Questo sostanziale cambiamento della logica di base si ripercuote ad alto livello con un corrispondente cambiamento delle modalità di soluzione dei problemi stessi, cioè degli algoritmi con cui si andranno a risolvere i vari problemi.
Questi nuovi computer quantistici rivoluzioneranno, dunque, anche le classiche teorie dell’informazione e i classici metodi di computazione (programmazione).
Peter Shor, Lov Grover e lo stesso Deutsch sono stati i primi ad evidenziare le enormi potenzialità che gli algoritmi quantistici hanno rispetto ai corrispondenti classici, mostrando come sia possibile risolvere alcuni particolari problemi in maniera quantistica molto più efficacemente (riducendone di molto la complessità computazionale) rispetto alle corrispondenti soluzioni algoritmiche, basate sulla logica booleana tradizionale.

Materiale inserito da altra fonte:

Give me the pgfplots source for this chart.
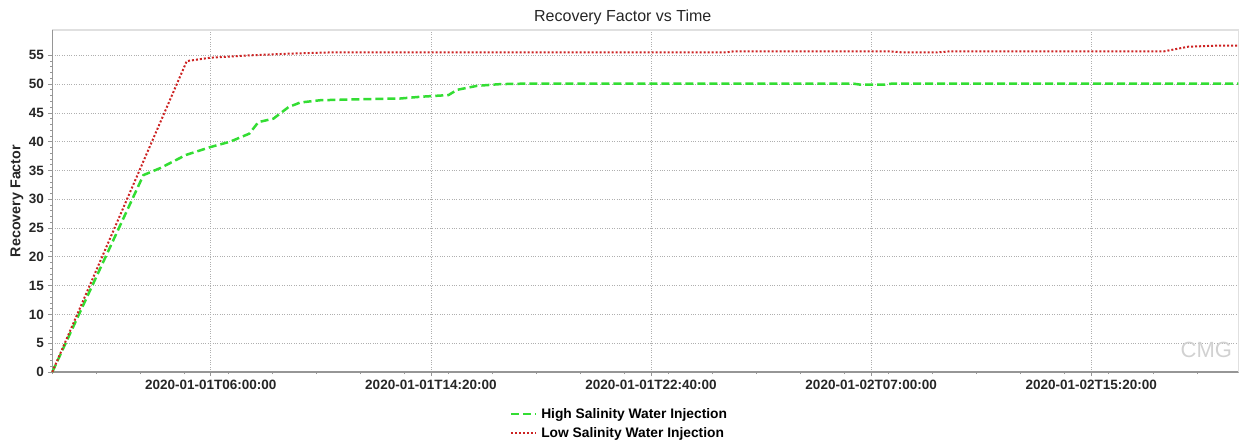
\documentclass[border=0pt]{standalone}
\usepackage{fontspec}
\setmainfont{Liberation Sans}
\usepackage{pgfplots}
\pgfplotsset{compat=1.18}
\definecolor{hsw}{RGB}{51,221,51}
\definecolor{lsw}{RGB}{204,34,34}
\definecolor{gridc}{RGB}{175,175,175}
\definecolor{axc}{RGB}{150,150,150}
\begin{document}
\begin{tikzpicture}
\path[use as bounding box] (0,0) rectangle (1240bp,441bp);
\begin{axis}[
  at={(52.3bp,69bp)}, anchor=south west,
  scale only axis, width=1186bp, height=342bp,
  xmin=0, xmax=44.9, ymin=0, ymax=59.4,
  /pgf/number format/assume math mode=true,
  xtick={6,14.33333,22.66667,31,39.33333},
  xticklabels={2020-01-01T06:00:00,2020-01-01T14:20:00,2020-01-01T22:40:00,2020-01-02T07:00:00,2020-01-02T15:20:00},
  minor xtick={0,1.66667,3.33333,5,6.66667,8.33333,10,11.66667,13.33333,15,16.66667,18.33333,20,21.66667,23.33333,25,26.66667,28.33333,30,31.66667,33.33333,35,36.66667,38.33333,40,41.66667,43.33333},
  ytick={0,5,...,55},
  minor y tick num=4,
  tick align=outside,
  major tick length=4bp, minor tick length=2bp,
  tick style={axc, line width=0.8bp},
  xtick pos=bottom, ytick pos=left,
  tick label style={font=\fontsize{13.5bp}{15bp}\selectfont\bfseries, text=black!85},
  xticklabel style={yshift=-1bp},
  yticklabel style={xshift=-1bp},
  grid=major,
  major grid style={gridc, dotted, line width=0.7bp},
  axis line style={draw=none},
  clip=false,
  legend style={at={(0.479,-0.151)}, anchor=center, draw=none, fill=none,
    font=\fontsize{13.8bp}{15bp}\selectfont\bfseries, row sep=6bp,
    legend cell align=left, nodes={inner xsep=4bp, inner ysep=1bp}},
  legend image code/.code={\draw[#1] (0bp,0bp) -- (25bp,0bp);},
]
\draw[black!12, line width=1.5bp] (rel axis cs:0,1) -- (rel axis cs:1,1) -- (rel axis cs:1,0);
\draw[axc, line width=1.5bp] (rel axis cs:0,1) -- (rel axis cs:0,0) -- (rel axis cs:1,0);

\addplot[hsw, line width=2.5bp, dash pattern=on 8bp off 4bp] coordinates {
(0,0) (3.45,34.2) (4.08,35.4) (5.06,37.7) (6.01,39.1) (6.73,40.0) (7.46,41.4)
(7.80,43.4) (8.37,44.0) (8.94,46.0) (9.38,46.8) (10.14,47.2) (11.91,47.4)
(13.17,47.5) (13.93,47.8) (15.0,48.1) (15.32,49.0) (16.08,49.7) (16.96,50.0)
(18.1,50.1) (30.3,50.1) (30.6,49.9) (31.5,49.9) (31.8,50.1) (44.9,50.1)
};
\addlegendentry{High Salinity Water Injection}

\addplot[lsw, line width=2bp, dash pattern=on 2bp off 2bp] coordinates {
(0,0) (5.09,54.0) (6.0,54.6) (7.5,55.0) (9.0,55.3) (10.5,55.5) (25.5,55.5)
(25.8,55.7) (31.7,55.7) (32.2,55.5) (33.5,55.5) (34.0,55.7) (42.1,55.7)
(43.0,56.5) (44.2,56.7) (44.9,56.7)
};
\addlegendentry{Low Salinity Water Injection}

\node[anchor=south, font=\fontsize{16bp}{18bp}\selectfont, text=black!85] at (axis description cs:0.481,1.006) {Recovery Factor vs Time};
\node[rotate=90, font=\fontsize{14.3bp}{16bp}\selectfont\bfseries, text=black!85] at (axis description cs:-0.0298,0.5) {Recovery Factor};
\node[font=\fontsize{22bp}{24bp}\selectfont, text=black!18] at (axis description cs:0.973,0.066) {CMG};
\end{axis}
\end{tikzpicture}
\end{document}
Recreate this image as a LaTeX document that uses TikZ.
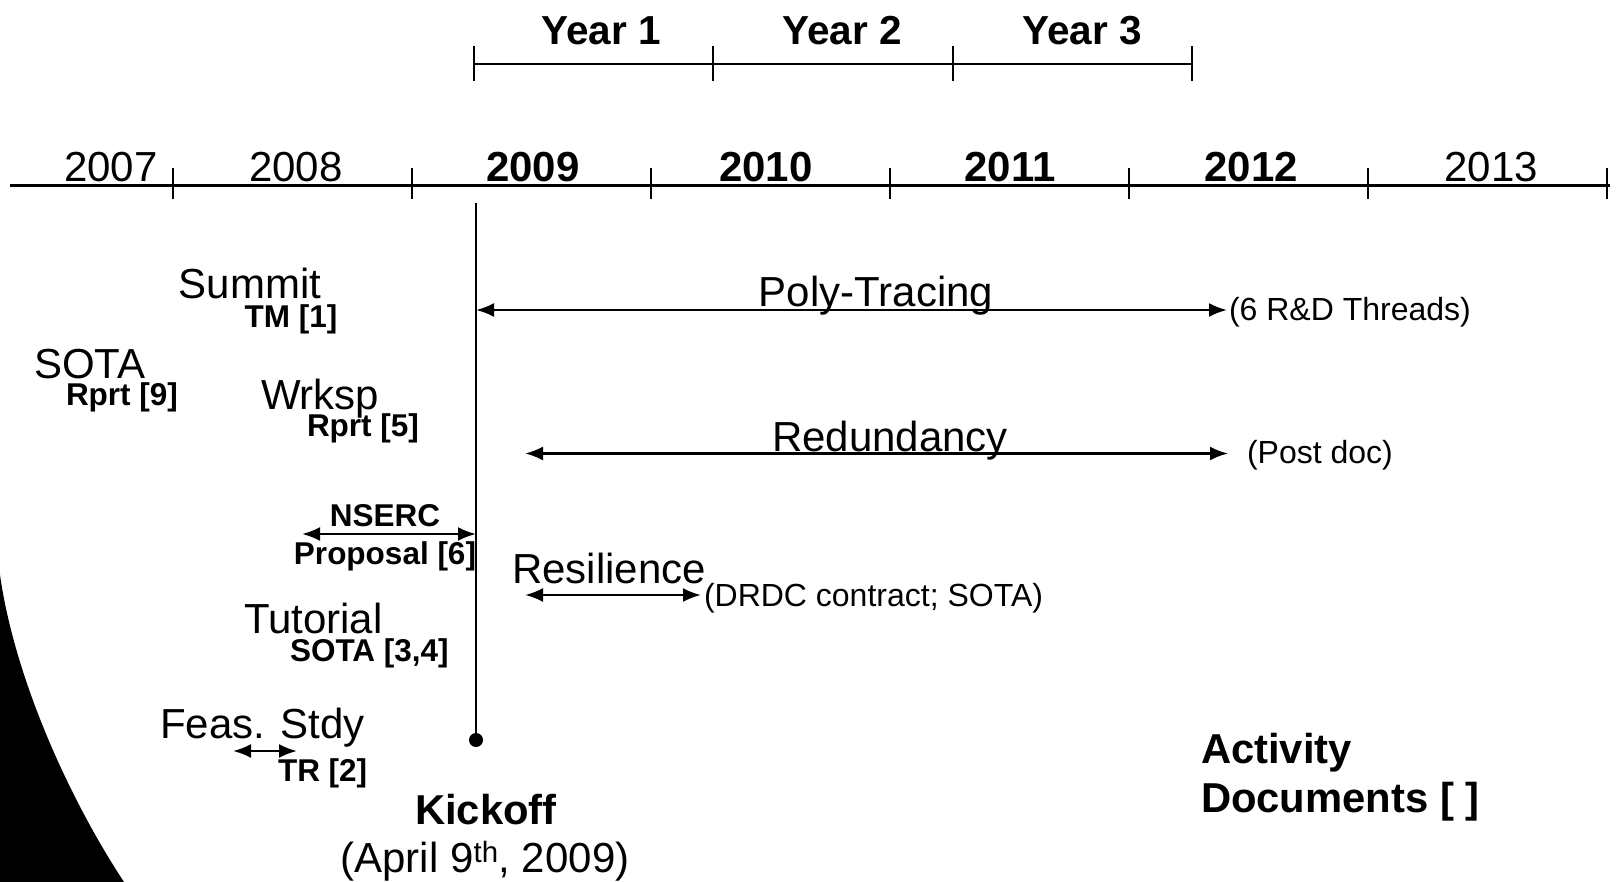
\documentclass[tikz,border=0pt]{standalone}
\usepackage{fontspec}
\setmainfont{Liberation Sans}
\usetikzlibrary{arrows.meta}
\begin{document}
\begin{tikzpicture}[x=1pt,y=-1pt,
  every node/.style={inner sep=0pt,outer sep=0pt},
  big/.style={font=\fontsize{42}{48}\selectfont},
  bigb/.style={font=\fontsize{41.8}{48}\selectfont\bfseries},
  yrb/.style={font=\fontsize{42}{48}\selectfont\bfseries},
  sm/.style={font=\fontsize{32}{38}\selectfont},
  smb/.style={font=\fontsize{31.5}{36}\selectfont\bfseries},
  yearlab/.style={font=\fontsize{40.5}{46}\selectfont\bfseries},
  dbl/.style={{Latex[length=18pt,width=14pt]}-{Latex[length=18pt,width=14pt]},line width=2.4pt},
  tick/.style={line width=2pt}]
\useasboundingbox (0,0) rectangle (1616,882);
% scan shadow
\fill[black] (0,575) .. controls (15,680) and (70,800) .. (124,882) -- (0,882) -- cycle;
% main axis
\coordinate (ax0) at (10,185.5);
\coordinate (ax1) at (1610,185.5);
\draw[line width=3.6pt] (ax0) -- (ax1);
\foreach \x in {173,412,651,890,1129,1368,1607}{\draw[tick] (\x,168) -- (\x,199);}
\node[big,anchor=base] (y2007) at (111,182) {2007};
\node[big,anchor=base] (y2008) at (296,182) {2008};
\node[yrb,anchor=base] (y2009) at (533,182) {2009};
\node[yrb,anchor=base] (y2010) at (766,182) {2010};
\node[yrb,anchor=base] (y2011) at (1010,182) {2011};
\node[yrb,anchor=base] (y2012) at (1251,182) {2012};
\node[big,anchor=base] (y2013) at (1491,182) {2013};
% year bracket
\coordinate (yb0) at (474,64);
\coordinate (yb1) at (1192,64);
\draw[tick] (yb0) -- (yb1);
\foreach \x in {474,713,953,1192}{\draw[tick] (\x,46) -- (\x,81);}
\node[yearlab,anchor=base] (yr1) at (601,45) {Year 1};
\node[yearlab,anchor=base] (yr2) at (842,45) {Year 2};
\node[yearlab,anchor=base] (yr3) at (1082,45) {Year 3};
% kickoff
\coordinate (kicktop) at (476,203);
\node[circle,fill=black,minimum size=14pt] (kickdot) at (476,740) {};
\draw[line width=2.4pt] (kicktop) -- (kickdot.center);
\node[bigb,anchor=base] (kick) at (486,824) {Kickoff};
\node[big,anchor=base] (kickdate) at (485,872) {(April 9\textsuperscript{th}, 2009)};
% poly-tracing
\coordinate (pt0) at (476,310);
\coordinate (pt1) at (1227,310);
\draw[dbl] (pt0) -- (pt1);
\node[big,anchor=base] (ptlab) at (876,307) {Poly-Tracing};
\node[sm,anchor=base west] (ptnote) at (1229,320) {(6 R\&D Threads)};
% redundancy
\coordinate (rd0) at (525,453.5);
\coordinate (rd1) at (1228,453.5);
\draw[dbl] (rd0) -- (rd1);
\node[big,anchor=base] (rdlab) at (890,451) {Redundancy};
\node[sm,anchor=base west] (rdnote) at (1247,463) {(Post doc)};
% resilience
\coordinate (rs0) at (525,595);
\coordinate (rs1) at (701,595);
\draw[dbl] (rs0) -- (rs1);
\node[big,anchor=base west] (rslab) at (512,583) {Resilience};
\node[sm,anchor=base west] (rsnote) at (704,606) {(DRDC contract; SOTA)};
% NSERC
\coordinate (ns0) at (302,534);
\coordinate (ns1) at (476,534);
\draw[dbl] (ns0) -- (ns1);
\node[smb,anchor=base] (nslab) at (385,526) {NSERC};
\node[smb,anchor=base] (nsdoc) at (385,564) {Proposal [6]};
% left activities
\node[big,anchor=base] (summit) at (250,299) {Summit};
\node[smb,anchor=base] (summitdoc) at (291,328) {TM [1]};
\node[big,anchor=base west] (sota) at (34,378) {SOTA};
\node[smb,anchor=base west] (sotadoc) at (66,405) {Rprt [9]};
\node[big,anchor=base west] (wrksp) at (261,409) {Wrksp};
\node[smb,anchor=base west] (wrkspdoc) at (307,436) {Rprt [5]};
\node[big,anchor=base west] (tut) at (244,633) {Tutorial};
\node[smb,anchor=base west] (tutdoc) at (290,661) {SOTA [3,4]};
\node[big,anchor=base west] (feas) at (160,738) {Feas. Stdy};
\coordinate (fs0) at (233,751);
\coordinate (fs1) at (297,751);
\draw[dbl] (fs0) -- (fs1);
\node[smb,anchor=base west] (feasdoc) at (278,781) {TR [2]};
% legend
\node[bigb,anchor=base west] (act) at (1201,763) {Activity};
\node[bigb,anchor=base west] (docs) at (1201,812) {Documents [ ]};
\end{tikzpicture}
\end{document}
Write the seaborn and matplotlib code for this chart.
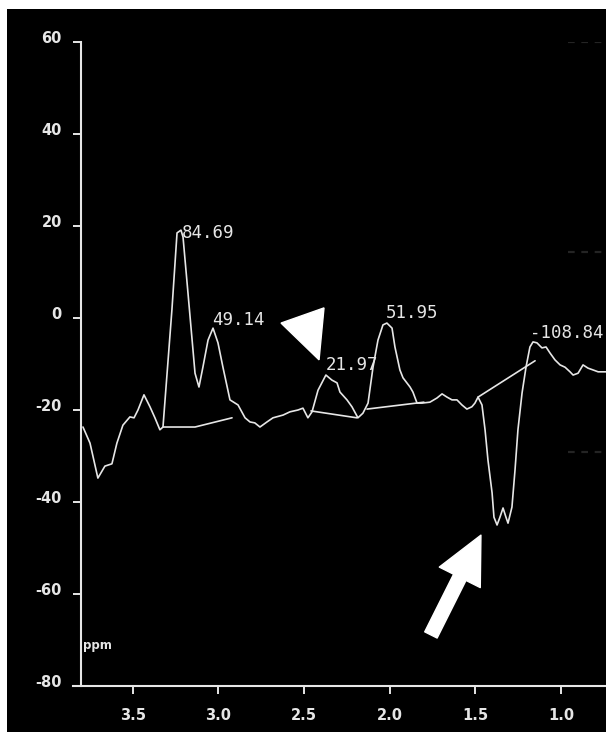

L’attuale limite alla computazione quantistica è imposto dalla decoerenza, fenomeno questo che tende a distruggere le sovrapposizioni quantistiche.
Molte sono le cause della decoerenza e lo studio di queste, nonché dei rimedi da poter adottare per cercare di superarle, costituiscono un ricco filone di ricerca sia per i fisici sia soprattutto per gli ingegneri che lavorano nel campo.
Alcuni studiosi sono pessimisti circa la possibilità di poter un giorno superare l’ostacolo della decoerenza, e potere realizzare quindi dei veri e propri computer quantistici.
Ricercatori più ottimisti credono invece che, nel giro di dieci anni, tutti gli attuali ostacoli potranno essere superati e la costruzione di un vero computer quantistico diventi una realtà e non rimanga solamente un’ipotetica predizione teorica.
Sia David Deutsch che Artur Ekert appartengono a questa seconda categoria di scienziati e credono che un giorno si potrà riuscire a costruire un vero computer quantistico (universale come lo chiamano loro) sempre più convinti tra l’altro, che …optimism makes things happen.